Of course i didn't do that, I used tetra safe start which is a mistake (as the company said it may not be safe for food fish for consumable plants) to get rid of chlorine and chloramine. 

I also just replanted some rinsed off soil plants into the grow bed. Having no knowledge of the nitrogen cycle, I thought the plants would just feed on the nitrogen (apparently also true) and that the plants converted it into nitrate. *rolls eyes* So, i contaminated my system with soil that had fertilizer in it, among a multitude of other contaminates I don't want in my system. 

I also have more pump then system. so i also put it on a timer. and shut it off at night. the problem with that is that any good bacteria starting to grow on my hydroten will die each night because i let it dry out.

 My ph was 8 something and my nitrites where so dark purple they where off the scale. So, i went out and bought a regular fish tank to start again. 

I still used the tetra safestart. stuck in a few goldfish until i got some ammonia. I then pulled the goldfish out. I'm trying to let that few days of ammonia cycle. I now have nitrites and even some nitrates. I'm assuming that is good. 

I'm tearing down my old system and starting it again once i have some bacteria to use as a jump start. 

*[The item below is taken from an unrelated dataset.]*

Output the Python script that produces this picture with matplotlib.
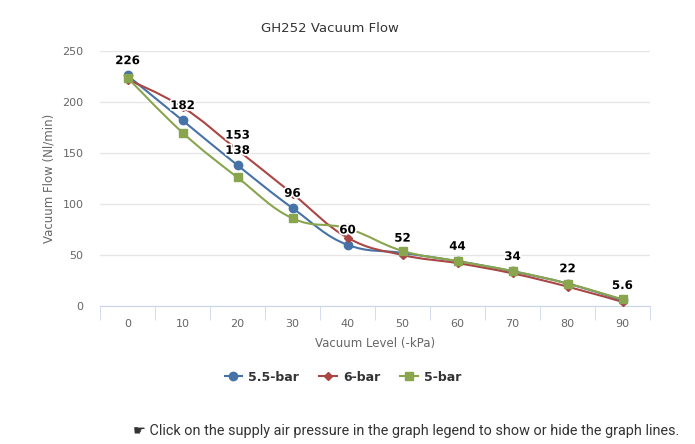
import matplotlib
matplotlib.use('Agg')
import matplotlib.pyplot as plt
import matplotlib.patheffects as pe
from matplotlib.path import Path
from matplotlib.patches import PathPatch

levels = [0, 10, 20, 30, 40, 50, 60, 70, 80, 90]
flow_55 = [226, 182, 138, 96, 60, 52, 44, 34, 22, 5.6]
flow_6 = [222, 195, 153, 110, 67, 50, 42, 32, 19, 4]
flow_5 = [224, 170, 126, 86, 76, 54, 44, 34.3, 22, 6.5]

# labels that were left visible on the chart
labels_55 = ['226', '182', '138', '96', '60', '52', '44', '34', '22', '5.6']
labels_6 = {20: '153'}

names = ['5.5-bar', '6-bar', '5-bar']
colors = ['#4572A7', '#AA4643', '#89A54E']
markers = ['o', 'D', 's']
msizes = [6, 4, 6]


def spline_path(xs, ys, smoothing=1.5):
    # highcharts style spline
    n = len(xs)
    lefts = [(xs[0], ys[0])] * n
    rights = [(xs[i], ys[i]) for i in range(n)]
    for i in range(1, n - 1):
        px, py = xs[i], ys[i]
        lx, ly = xs[i - 1], ys[i - 1]
        nx, ny = xs[i + 1], ys[i + 1]
        d = smoothing + 1
        lcx = (smoothing * px + lx) / d
        lcy = (smoothing * py + ly) / d
        rcx = (smoothing * px + nx) / d
        rcy = (smoothing * py + ny) / d
        if rcx != lcx:
            corr = ((rcy - lcy) * (rcx - px)) / (rcx - lcx) + py - rcy
            lcy += corr
            rcy += corr
        if lcy > ly and lcy > py:
            lcy = max(ly, py)
            rcy = 2 * py - lcy
        elif lcy < ly and lcy < py:
            lcy = min(ly, py)
            rcy = 2 * py - lcy
        if rcy > ny and rcy > py:
            rcy = max(ny, py)
            lcy = 2 * py - rcy
        elif rcy < ny and rcy < py:
            rcy = min(ny, py)
            lcy = 2 * py - rcy
        lefts[i] = (lcx, lcy)
        rights[i] = (rcx, rcy)
    verts = [(xs[0], ys[0])]
    codes = [Path.MOVETO]
    for i in range(1, n):
        verts += [rights[i - 1], lefts[i] if i < n - 1 else (xs[i], ys[i]), (xs[i], ys[i])]
        codes += [Path.CURVE4] * 3
    return Path(verts, codes)


fig = plt.figure(figsize=(6.95, 4.44), dpi=100)
ax = fig.add_axes([100 / 695, 138 / 444, 550 / 695, 255 / 444])

series = [flow_55, flow_6, flow_5]
order = [1, 0, 2]
for k in order:
    ys = series[k]
    ax.add_patch(PathPatch(spline_path(levels, ys), fill=False, edgecolor=colors[k], lw=1.5,
                           capstyle='round', joinstyle='round', zorder=3 + k * 0.1))
    ax.plot(levels, ys, linestyle='none', marker=markers[k], color=colors[k], markersize=msizes[k],
            zorder=4 + k * 0.1)

outline = [pe.withStroke(linewidth=2.5, foreground='white')]
for x, y, t in zip(levels, flow_55, labels_55):
    ax.annotate(t, (x, y), xytext=(0, 6), textcoords='offset points', ha='center', va='bottom',
                fontsize=8.5, fontweight='bold', color='black', path_effects=outline, zorder=6)
for x, t in labels_6.items():
    y = flow_6[levels.index(x)]
    ax.annotate(t, (x, y), xytext=(0, 6), textcoords='offset points', ha='center', va='bottom',
                fontsize=8.5, fontweight='bold', color='black', path_effects=outline, zorder=6)

ax.set_xlim(-5, 95)
ax.set_ylim(0, 250)
ax.set_yticks([0, 50, 100, 150, 200, 250])
ax.set_xticks(levels)
ax.set_xticks([l - 5 for l in levels] + [95], minor=True)
ax.grid(axis='y', color='#e6e6e6', lw=1)
ax.set_axisbelow(True)
for s in ['top', 'right', 'left']:
    ax.spines[s].set_visible(False)
ax.spines['bottom'].set_color('#ccd6eb')
ax.tick_params(axis='x', which='major', length=0, labelsize=8, labelcolor='#666666', pad=9)
ax.tick_params(axis='x', which='minor', length=10, color='#ccd6eb', direction='out')
ax.tick_params(axis='y', length=0, labelsize=8, labelcolor='#666666', pad=12)

ax.set_xlabel('Vacuum Level (-kPa)', fontsize=8.5, color='#666666', labelpad=6)
ax.set_ylabel('Vacuum Flow (Nl/min)', fontsize=8.5, color='#666666', labelpad=5)
fig.text(330 / 695, 1 - 28 / 444, 'GH252 Vacuum Flow', ha='center', va='center', fontsize=9.5, color='#333333')

handles = [plt.Line2D([], [], color=colors[k], marker=markers[k], lw=1.5,
                      markersize=msizes[k]) for k in range(3)]
leg = fig.legend(handles, names, loc='center', bbox_to_anchor=(343 / 695, 1 - 377 / 444), ncol=3,
                 frameon=False, handlelength=1.4, columnspacing=1.6, handletextpad=0.5,
                 prop={'weight': 'bold', 'size': 9})
for t in leg.get_texts():
    t.set_color('#333333')

fig.text(133 / 695, 1 - 431 / 444,
         '\u261b Click on the supply air pressure in the graph legend to show or hide the graph lines.',
         ha='left', va='center', fontsize=10.4, color='#333333', family=['Roboto', 'DejaVu Sans'])

fig.savefig('out.png', dpi=100)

The good part in all this is that I changed my mind about PVC and i'm now building a PVCless system with fish tanks, and what appears to be safer, poly. It's a hybrid of NTF and DW with a upward spray in a series of poly satellites connected with more poly. very limited PVC usage. I know people are saying UV resistant PVC is safe, but I have my suspicions for long term intensely exposed to UV.